Analytic philosophy, the hegemonic branch of the discipline in the US, often thinks of itself as above history and politics. But its rise, and its enduring influence, are owed to McCarthyism, which purged radicals from postwar philosophy.
jacobin.comSubmitted by matthewharlow t3_1084va2 in philosophy
Greg428 t1_j3smvhi wrote
I have lots of issues with contemporary analytic philosophy, but I find this article unpersuasive.
If analytic philosophy "often thinks of itself as above history and politics," that's because analytic philosophers think you can do philosophy without a lot of historical engagement, not because any of them would assert (of all things!) that the history of philosophy in the United States has not been affected by political forces. It hardly tells against the methods of contemporary analytic philosophers that their discipline was shaped by McCarthyism.

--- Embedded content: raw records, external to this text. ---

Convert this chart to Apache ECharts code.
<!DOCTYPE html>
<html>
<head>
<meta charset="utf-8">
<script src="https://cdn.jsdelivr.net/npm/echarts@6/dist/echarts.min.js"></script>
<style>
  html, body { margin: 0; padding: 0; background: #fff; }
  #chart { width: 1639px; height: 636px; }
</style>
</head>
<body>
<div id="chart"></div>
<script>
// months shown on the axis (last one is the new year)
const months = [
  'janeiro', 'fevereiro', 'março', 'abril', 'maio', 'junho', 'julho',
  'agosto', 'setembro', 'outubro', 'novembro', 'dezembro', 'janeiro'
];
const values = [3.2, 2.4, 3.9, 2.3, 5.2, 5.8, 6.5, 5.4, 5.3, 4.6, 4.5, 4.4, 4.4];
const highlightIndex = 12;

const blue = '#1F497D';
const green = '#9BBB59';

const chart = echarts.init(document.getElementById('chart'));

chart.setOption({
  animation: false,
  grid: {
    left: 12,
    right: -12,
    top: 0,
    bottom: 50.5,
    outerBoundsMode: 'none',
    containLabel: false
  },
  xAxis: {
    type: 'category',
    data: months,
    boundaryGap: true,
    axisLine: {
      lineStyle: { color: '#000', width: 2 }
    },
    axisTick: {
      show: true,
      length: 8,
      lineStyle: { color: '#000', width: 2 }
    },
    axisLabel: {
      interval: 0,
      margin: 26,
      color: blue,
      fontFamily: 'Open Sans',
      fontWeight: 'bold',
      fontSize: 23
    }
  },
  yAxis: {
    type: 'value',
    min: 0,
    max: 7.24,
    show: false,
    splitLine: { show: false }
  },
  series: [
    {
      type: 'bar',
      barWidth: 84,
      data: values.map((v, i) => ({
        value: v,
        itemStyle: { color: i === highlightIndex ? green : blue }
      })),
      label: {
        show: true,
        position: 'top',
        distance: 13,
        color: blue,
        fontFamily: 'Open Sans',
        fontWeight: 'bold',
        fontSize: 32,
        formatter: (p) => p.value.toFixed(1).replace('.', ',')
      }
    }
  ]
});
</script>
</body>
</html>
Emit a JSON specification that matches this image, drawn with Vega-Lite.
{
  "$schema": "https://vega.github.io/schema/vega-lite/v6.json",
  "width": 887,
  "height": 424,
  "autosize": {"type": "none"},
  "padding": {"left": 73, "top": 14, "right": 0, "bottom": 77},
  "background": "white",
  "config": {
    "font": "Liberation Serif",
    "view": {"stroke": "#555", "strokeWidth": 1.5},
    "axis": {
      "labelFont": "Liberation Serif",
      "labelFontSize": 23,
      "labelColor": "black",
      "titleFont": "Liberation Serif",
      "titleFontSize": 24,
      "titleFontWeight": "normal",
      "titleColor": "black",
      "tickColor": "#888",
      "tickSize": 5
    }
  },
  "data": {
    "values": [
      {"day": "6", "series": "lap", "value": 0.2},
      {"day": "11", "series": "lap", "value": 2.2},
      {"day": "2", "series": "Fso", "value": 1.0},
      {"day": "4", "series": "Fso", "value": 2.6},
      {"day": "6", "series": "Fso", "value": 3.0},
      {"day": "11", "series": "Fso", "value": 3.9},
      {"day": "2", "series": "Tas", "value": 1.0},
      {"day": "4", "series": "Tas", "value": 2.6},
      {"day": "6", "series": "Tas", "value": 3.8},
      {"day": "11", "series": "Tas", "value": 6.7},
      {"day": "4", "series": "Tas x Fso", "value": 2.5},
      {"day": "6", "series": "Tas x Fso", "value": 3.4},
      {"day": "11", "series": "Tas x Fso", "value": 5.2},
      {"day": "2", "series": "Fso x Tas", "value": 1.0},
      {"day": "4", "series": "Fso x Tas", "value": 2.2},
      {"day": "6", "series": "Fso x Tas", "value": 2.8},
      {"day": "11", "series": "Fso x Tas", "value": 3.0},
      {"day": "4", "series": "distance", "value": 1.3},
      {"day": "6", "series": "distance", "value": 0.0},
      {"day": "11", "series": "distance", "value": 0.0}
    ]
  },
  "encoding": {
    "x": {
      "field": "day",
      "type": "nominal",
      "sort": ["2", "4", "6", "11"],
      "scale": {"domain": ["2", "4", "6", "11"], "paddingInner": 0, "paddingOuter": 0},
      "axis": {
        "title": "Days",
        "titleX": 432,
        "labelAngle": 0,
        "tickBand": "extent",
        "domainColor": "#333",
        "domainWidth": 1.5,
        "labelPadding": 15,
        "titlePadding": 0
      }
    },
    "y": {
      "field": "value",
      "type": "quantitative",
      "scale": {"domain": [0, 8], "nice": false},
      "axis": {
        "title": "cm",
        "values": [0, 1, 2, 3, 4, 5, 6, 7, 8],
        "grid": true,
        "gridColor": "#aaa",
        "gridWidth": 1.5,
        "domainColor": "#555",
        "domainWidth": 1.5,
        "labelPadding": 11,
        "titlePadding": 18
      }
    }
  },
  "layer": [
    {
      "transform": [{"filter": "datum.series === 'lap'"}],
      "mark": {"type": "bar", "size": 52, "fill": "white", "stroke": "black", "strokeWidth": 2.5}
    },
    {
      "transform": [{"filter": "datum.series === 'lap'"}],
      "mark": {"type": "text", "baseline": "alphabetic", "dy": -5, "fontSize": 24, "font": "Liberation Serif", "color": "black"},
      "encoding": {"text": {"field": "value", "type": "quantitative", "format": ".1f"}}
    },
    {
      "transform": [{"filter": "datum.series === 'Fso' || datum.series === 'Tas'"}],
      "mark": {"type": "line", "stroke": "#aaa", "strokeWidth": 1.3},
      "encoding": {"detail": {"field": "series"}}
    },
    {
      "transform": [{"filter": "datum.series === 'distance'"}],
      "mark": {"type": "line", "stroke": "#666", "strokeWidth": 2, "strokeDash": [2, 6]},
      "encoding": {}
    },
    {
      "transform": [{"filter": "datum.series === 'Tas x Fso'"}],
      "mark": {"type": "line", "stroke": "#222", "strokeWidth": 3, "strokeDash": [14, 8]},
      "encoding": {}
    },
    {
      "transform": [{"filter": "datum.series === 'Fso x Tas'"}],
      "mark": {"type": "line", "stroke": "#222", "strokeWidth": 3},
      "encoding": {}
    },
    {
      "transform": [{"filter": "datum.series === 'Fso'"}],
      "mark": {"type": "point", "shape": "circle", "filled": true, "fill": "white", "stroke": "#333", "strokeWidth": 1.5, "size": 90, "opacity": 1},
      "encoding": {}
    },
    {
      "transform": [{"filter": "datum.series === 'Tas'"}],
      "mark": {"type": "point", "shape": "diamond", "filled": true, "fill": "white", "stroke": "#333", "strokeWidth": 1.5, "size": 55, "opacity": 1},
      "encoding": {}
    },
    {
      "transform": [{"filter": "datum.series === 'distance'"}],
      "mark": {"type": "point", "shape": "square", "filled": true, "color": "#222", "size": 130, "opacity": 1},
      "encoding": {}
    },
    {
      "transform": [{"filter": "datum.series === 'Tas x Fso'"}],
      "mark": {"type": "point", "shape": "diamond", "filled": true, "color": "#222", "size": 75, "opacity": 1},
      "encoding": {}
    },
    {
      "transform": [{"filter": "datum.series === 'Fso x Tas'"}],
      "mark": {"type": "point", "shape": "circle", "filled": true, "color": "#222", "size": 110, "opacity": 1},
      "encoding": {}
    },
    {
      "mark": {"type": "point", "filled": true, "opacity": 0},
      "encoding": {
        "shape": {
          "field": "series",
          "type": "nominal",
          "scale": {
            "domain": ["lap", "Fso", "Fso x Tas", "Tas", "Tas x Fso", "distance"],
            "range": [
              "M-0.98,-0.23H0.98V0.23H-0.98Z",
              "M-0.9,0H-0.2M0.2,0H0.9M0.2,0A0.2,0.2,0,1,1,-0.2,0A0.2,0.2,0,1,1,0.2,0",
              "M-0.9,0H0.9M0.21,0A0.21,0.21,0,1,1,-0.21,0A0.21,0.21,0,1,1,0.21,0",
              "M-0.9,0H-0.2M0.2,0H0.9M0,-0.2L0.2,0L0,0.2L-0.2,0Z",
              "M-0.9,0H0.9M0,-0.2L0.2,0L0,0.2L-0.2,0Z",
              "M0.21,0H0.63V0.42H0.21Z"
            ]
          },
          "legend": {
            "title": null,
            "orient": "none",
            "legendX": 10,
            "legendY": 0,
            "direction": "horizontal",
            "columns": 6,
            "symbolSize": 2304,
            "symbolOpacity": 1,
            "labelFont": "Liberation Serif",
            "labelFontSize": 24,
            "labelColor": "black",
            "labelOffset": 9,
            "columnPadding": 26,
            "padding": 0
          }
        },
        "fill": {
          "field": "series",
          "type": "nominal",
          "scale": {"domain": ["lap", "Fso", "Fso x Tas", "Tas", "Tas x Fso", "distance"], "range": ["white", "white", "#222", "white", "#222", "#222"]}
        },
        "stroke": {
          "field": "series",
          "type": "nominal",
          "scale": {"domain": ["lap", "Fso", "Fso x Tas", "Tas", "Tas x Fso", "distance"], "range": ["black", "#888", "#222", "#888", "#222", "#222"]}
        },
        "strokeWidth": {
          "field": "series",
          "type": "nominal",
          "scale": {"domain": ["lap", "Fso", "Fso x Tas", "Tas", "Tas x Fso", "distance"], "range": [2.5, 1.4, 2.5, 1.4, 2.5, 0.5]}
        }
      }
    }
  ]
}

I also would report that I find "the story that analytic philosophers tell themselves" pretty plausible. Sure, there are differences in the conception and purpose of analysis found in Frege, Russell, Moore, the early Wittgenstein, and the Vienna Circle. But they were unified in taking the analysis of language to be the task of philosophy. And while contemporary Anglo-American philosophy is clearly the descendent of such thinkers, it does not take the analysis of language to be the task of philosophy; it shares their style but not that commitment. That is mainly owing to Quine. The late Wittgenstein undermined the idea that analysis reveals a hidden foundation of language and perhaps loosened the hold of analytic philosophy on the philosophical world, but it seems to me that Anglo-American philosophy is really made in Quine's image. He proposed a conception of philosophy as theory-building continuous with natural science; the philosopher's task is to figure out what we need to posit in order to explain _______ (the passing show, ordinary objects, mental phenomena, whatever). That seems to me what unifies the contemporary Anglo-American philosophical mainstream today (even among people who do not share Quine's naturalism).
That's why it's accurate to say that the early analytic philosophers were genuinely concerned with analysis, while today's analytic philosophers are more held together by style and history than particular theses.